## WHAT NEEDS TO BE DONE
Begin at the first line of the data and copy each line through the one containing "import plotly.graph_objects as go", that line included, with no pictures.

## GIVEN DATA
□ □ □
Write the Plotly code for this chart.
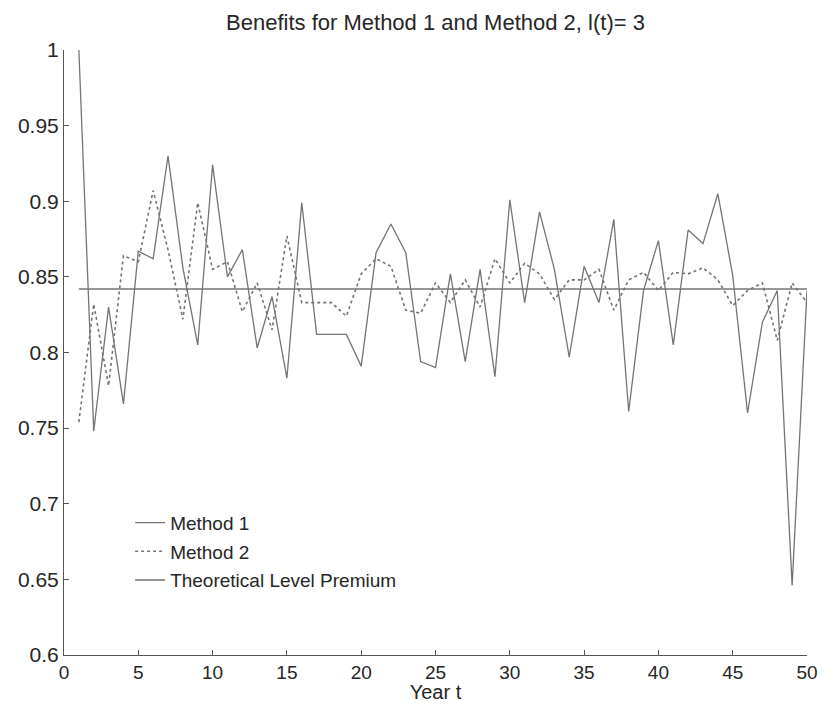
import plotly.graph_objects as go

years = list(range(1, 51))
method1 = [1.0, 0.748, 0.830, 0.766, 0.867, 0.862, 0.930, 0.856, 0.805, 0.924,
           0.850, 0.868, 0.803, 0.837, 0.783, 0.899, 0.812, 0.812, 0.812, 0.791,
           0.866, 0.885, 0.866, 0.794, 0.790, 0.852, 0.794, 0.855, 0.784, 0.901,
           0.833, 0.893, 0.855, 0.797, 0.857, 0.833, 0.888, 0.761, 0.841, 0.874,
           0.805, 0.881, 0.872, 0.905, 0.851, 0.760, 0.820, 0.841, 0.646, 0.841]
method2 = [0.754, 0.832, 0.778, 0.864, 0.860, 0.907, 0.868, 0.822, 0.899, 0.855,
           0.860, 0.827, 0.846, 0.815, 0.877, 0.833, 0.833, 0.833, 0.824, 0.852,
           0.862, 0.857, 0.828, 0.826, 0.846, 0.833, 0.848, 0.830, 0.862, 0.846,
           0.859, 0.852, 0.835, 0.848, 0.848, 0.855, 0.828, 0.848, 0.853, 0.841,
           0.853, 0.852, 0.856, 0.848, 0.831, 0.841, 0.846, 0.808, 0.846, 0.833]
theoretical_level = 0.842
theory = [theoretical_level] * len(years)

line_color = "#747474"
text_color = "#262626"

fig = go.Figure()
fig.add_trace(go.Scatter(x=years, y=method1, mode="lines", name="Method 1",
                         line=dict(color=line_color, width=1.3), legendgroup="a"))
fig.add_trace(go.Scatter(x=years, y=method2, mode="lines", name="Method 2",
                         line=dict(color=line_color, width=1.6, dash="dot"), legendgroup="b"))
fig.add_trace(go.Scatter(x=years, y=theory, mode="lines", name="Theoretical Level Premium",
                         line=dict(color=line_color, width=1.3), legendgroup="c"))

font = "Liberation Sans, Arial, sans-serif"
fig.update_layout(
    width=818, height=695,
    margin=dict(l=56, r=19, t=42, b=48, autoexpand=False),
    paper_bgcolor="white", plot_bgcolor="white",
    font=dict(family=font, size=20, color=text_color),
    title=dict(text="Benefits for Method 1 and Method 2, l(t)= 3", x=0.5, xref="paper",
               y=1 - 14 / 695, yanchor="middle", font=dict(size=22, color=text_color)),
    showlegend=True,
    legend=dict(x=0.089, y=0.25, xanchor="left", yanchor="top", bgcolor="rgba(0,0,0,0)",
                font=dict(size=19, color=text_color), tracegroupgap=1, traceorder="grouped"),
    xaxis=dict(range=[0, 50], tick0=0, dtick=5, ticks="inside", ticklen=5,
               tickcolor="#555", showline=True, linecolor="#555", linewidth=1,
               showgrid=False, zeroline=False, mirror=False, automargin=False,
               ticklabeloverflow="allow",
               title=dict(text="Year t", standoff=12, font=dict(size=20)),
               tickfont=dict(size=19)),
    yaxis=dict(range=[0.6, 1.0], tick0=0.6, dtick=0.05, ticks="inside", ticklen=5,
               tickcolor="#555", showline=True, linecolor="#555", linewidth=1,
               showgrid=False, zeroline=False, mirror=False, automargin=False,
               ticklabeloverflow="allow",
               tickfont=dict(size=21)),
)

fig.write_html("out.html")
□ □ □
## FINAL ANSWER
Write the Plotly code for this chart.
import plotly.graph_objects as go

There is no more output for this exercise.